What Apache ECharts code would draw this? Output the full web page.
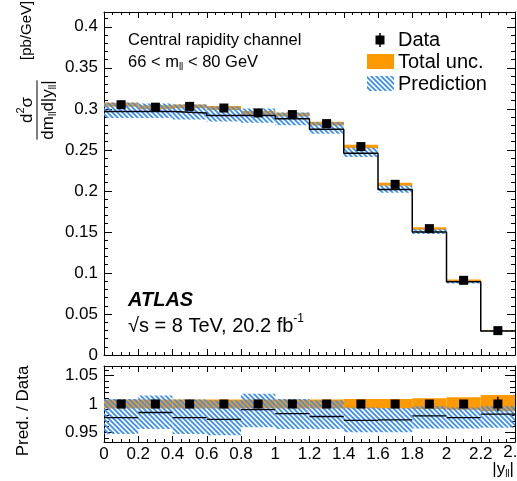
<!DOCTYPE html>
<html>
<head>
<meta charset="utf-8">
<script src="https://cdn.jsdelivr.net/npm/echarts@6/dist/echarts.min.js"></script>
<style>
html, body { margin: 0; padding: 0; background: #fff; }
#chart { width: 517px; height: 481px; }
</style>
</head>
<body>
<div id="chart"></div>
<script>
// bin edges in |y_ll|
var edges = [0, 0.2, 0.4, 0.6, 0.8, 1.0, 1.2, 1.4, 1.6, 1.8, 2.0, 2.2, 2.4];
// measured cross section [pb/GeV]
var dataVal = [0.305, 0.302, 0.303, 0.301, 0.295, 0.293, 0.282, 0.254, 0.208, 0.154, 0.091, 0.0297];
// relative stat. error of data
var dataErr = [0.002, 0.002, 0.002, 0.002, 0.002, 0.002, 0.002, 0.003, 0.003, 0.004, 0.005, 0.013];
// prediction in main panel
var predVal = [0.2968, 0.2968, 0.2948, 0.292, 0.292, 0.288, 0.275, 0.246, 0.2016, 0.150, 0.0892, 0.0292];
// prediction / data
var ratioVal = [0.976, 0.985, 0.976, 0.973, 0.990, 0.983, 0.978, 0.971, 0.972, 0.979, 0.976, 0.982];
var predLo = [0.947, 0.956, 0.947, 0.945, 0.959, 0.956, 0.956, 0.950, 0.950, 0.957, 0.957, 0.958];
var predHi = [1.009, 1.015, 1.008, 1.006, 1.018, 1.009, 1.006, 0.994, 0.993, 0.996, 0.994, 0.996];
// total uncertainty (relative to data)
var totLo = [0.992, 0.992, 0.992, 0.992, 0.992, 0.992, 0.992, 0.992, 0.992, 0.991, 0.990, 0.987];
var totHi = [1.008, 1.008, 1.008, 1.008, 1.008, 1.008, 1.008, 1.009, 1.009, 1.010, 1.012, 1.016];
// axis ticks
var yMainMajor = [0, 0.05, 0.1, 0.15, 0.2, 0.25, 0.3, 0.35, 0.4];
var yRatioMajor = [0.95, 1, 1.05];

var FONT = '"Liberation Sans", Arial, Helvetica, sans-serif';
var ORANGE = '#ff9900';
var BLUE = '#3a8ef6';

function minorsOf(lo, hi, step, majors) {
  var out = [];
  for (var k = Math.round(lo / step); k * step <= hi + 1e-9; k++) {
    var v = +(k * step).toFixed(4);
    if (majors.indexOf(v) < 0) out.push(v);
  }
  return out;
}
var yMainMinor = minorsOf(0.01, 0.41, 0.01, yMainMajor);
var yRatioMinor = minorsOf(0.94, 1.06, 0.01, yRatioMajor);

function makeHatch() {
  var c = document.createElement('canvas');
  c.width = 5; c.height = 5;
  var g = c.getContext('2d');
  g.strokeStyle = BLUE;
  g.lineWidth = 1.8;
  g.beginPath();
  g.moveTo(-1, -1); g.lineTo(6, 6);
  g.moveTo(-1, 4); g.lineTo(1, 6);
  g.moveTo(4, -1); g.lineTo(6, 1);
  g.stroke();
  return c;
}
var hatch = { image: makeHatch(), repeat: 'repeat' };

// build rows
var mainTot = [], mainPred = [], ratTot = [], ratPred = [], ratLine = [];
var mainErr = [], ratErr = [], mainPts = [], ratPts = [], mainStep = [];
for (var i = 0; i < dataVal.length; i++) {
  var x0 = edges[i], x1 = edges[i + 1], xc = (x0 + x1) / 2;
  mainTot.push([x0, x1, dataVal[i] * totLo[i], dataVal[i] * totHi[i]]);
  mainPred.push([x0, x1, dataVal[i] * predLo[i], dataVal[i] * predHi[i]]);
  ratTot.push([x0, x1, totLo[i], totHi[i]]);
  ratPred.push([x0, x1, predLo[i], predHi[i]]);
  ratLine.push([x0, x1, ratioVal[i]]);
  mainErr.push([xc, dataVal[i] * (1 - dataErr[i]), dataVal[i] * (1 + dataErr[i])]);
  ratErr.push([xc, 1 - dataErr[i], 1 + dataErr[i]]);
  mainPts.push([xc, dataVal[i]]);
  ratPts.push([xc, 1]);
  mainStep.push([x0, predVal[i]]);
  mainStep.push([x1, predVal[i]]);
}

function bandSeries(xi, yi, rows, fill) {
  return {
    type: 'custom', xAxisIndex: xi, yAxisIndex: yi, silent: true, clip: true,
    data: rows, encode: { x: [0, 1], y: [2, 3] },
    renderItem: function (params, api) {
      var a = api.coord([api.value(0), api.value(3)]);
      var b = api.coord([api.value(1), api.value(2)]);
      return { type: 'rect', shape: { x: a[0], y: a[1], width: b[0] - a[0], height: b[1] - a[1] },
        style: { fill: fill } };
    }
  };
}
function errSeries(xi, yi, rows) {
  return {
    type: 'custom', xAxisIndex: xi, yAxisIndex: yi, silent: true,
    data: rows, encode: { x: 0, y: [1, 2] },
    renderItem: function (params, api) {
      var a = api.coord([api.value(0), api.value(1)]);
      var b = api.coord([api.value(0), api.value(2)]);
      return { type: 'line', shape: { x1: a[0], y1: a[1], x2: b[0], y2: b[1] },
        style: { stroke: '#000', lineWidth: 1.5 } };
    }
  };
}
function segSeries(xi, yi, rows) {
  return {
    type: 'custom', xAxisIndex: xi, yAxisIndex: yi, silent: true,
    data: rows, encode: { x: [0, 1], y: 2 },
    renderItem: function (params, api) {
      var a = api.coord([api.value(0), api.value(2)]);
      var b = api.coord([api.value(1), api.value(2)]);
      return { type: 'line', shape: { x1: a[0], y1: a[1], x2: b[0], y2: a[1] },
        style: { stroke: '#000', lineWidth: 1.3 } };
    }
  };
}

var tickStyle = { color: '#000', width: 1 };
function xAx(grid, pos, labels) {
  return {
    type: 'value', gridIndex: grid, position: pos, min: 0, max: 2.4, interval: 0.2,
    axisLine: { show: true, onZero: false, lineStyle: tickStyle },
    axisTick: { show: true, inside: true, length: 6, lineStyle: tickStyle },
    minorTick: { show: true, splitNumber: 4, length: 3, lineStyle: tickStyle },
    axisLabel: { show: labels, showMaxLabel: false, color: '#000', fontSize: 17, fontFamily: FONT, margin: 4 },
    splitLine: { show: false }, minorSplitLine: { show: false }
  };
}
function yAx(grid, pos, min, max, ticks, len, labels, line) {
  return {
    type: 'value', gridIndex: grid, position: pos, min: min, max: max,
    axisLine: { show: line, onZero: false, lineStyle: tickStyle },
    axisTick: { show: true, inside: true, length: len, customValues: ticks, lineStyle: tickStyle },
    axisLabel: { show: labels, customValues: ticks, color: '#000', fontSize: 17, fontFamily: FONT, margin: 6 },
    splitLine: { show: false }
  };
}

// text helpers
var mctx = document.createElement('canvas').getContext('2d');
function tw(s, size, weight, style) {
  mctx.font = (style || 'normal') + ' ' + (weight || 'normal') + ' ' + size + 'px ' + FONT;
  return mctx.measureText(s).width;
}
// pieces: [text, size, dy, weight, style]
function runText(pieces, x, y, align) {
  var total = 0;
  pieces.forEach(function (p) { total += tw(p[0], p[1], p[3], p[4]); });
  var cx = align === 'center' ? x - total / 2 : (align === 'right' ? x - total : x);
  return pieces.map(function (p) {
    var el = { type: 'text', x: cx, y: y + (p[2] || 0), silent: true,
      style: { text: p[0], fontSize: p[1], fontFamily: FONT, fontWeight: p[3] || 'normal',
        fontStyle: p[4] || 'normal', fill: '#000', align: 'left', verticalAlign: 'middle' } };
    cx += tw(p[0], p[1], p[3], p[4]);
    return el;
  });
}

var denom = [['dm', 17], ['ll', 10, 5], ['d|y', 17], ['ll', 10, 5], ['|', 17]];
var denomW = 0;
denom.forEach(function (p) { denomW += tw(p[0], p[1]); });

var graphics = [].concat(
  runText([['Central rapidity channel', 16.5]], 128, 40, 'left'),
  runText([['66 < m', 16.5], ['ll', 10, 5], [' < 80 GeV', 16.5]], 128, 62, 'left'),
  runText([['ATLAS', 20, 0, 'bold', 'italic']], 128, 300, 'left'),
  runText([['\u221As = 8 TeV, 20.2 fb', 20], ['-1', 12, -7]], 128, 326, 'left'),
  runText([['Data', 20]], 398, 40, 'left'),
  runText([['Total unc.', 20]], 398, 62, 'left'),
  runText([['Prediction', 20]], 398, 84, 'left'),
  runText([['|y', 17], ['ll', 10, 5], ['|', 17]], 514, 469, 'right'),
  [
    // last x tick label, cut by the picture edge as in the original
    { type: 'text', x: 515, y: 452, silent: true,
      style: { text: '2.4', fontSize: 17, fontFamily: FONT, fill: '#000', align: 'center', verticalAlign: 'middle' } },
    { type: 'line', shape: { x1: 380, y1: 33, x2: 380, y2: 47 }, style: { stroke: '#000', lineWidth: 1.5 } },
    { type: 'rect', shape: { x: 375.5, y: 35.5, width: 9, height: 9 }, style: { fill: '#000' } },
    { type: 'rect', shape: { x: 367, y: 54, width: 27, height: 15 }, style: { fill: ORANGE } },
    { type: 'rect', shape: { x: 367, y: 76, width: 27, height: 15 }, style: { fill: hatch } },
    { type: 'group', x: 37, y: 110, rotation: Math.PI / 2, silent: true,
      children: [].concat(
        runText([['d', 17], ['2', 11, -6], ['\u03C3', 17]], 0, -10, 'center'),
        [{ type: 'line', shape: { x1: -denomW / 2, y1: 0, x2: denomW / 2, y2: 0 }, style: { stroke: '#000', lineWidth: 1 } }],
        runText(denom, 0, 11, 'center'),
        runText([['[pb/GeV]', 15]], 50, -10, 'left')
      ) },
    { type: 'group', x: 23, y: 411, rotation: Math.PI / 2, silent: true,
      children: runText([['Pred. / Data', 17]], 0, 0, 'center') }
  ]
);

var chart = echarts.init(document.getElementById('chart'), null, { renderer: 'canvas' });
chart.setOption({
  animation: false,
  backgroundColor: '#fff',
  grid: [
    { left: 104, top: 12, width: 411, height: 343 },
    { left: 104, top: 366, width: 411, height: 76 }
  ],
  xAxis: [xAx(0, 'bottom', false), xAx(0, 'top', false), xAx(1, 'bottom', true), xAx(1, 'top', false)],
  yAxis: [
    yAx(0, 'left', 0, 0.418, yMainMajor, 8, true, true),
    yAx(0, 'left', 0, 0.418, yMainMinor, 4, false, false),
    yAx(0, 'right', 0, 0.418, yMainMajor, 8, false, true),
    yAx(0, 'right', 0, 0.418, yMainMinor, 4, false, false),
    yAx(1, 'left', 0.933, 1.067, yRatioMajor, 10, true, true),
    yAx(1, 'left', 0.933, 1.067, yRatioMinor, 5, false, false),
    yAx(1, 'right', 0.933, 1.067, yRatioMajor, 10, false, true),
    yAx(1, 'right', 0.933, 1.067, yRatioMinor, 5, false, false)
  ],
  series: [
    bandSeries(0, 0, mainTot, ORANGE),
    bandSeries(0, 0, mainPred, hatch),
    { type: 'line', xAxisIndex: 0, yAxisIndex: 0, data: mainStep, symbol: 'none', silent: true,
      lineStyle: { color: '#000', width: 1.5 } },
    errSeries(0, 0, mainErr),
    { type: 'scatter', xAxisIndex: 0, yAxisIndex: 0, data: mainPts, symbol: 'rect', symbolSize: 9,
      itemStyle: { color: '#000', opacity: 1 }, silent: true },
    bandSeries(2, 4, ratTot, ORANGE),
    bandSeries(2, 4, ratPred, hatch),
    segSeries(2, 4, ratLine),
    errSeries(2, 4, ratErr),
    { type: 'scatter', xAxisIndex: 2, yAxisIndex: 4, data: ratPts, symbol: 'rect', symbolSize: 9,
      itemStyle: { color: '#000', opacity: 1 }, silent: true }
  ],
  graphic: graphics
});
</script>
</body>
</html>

§ §

DIRECTIONS -
Every line from the top of the material above through the line with "makeHatch(), repeat: 'repeat'" should be duplicated exactly, please; leave out the pictures.

RESULT -
What Apache ECharts code would draw this? Output the full web page.
<!DOCTYPE html>
<html>
<head>
<meta charset="utf-8">
<script src="https://cdn.jsdelivr.net/npm/echarts@6/dist/echarts.min.js"></script>
<style>
html, body { margin: 0; padding: 0; background: #fff; }
#chart { width: 517px; height: 481px; }
</style>
</head>
<body>
<div id="chart"></div>
<script>
// bin edges in |y_ll|
var edges = [0, 0.2, 0.4, 0.6, 0.8, 1.0, 1.2, 1.4, 1.6, 1.8, 2.0, 2.2, 2.4];
// measured cross section [pb/GeV]
var dataVal = [0.305, 0.302, 0.303, 0.301, 0.295, 0.293, 0.282, 0.254, 0.208, 0.154, 0.091, 0.0297];
// relative stat. error of data
var dataErr = [0.002, 0.002, 0.002, 0.002, 0.002, 0.002, 0.002, 0.003, 0.003, 0.004, 0.005, 0.013];
// prediction in main panel
var predVal = [0.2968, 0.2968, 0.2948, 0.292, 0.292, 0.288, 0.275, 0.246, 0.2016, 0.150, 0.0892, 0.0292];
// prediction / data
var ratioVal = [0.976, 0.985, 0.976, 0.973, 0.990, 0.983, 0.978, 0.971, 0.972, 0.979, 0.976, 0.982];
var predLo = [0.947, 0.956, 0.947, 0.945, 0.959, 0.956, 0.956, 0.950, 0.950, 0.957, 0.957, 0.958];
var predHi = [1.009, 1.015, 1.008, 1.006, 1.018, 1.009, 1.006, 0.994, 0.993, 0.996, 0.994, 0.996];
// total uncertainty (relative to data)
var totLo = [0.992, 0.992, 0.992, 0.992, 0.992, 0.992, 0.992, 0.992, 0.992, 0.991, 0.990, 0.987];
var totHi = [1.008, 1.008, 1.008, 1.008, 1.008, 1.008, 1.008, 1.009, 1.009, 1.010, 1.012, 1.016];
// axis ticks
var yMainMajor = [0, 0.05, 0.1, 0.15, 0.2, 0.25, 0.3, 0.35, 0.4];
var yRatioMajor = [0.95, 1, 1.05];

var FONT = '"Liberation Sans", Arial, Helvetica, sans-serif';
var ORANGE = '#ff9900';
var BLUE = '#3a8ef6';

function minorsOf(lo, hi, step, majors) {
  var out = [];
  for (var k = Math.round(lo / step); k * step <= hi + 1e-9; k++) {
    var v = +(k * step).toFixed(4);
    if (majors.indexOf(v) < 0) out.push(v);
  }
  return out;
}
var yMainMinor = minorsOf(0.01, 0.41, 0.01, yMainMajor);
var yRatioMinor = minorsOf(0.94, 1.06, 0.01, yRatioMajor);

function makeHatch() {
  var c = document.createElement('canvas');
  c.width = 5; c.height = 5;
  var g = c.getContext('2d');
  g.strokeStyle = BLUE;
  g.lineWidth = 1.8;
  g.beginPath();
  g.moveTo(-1, -1); g.lineTo(6, 6);
  g.moveTo(-1, 4); g.lineTo(1, 6);
  g.moveTo(4, -1); g.lineTo(6, 1);
  g.stroke();
  return c;
}
var hatch = { image: makeHatch(), repeat: 'repeat' };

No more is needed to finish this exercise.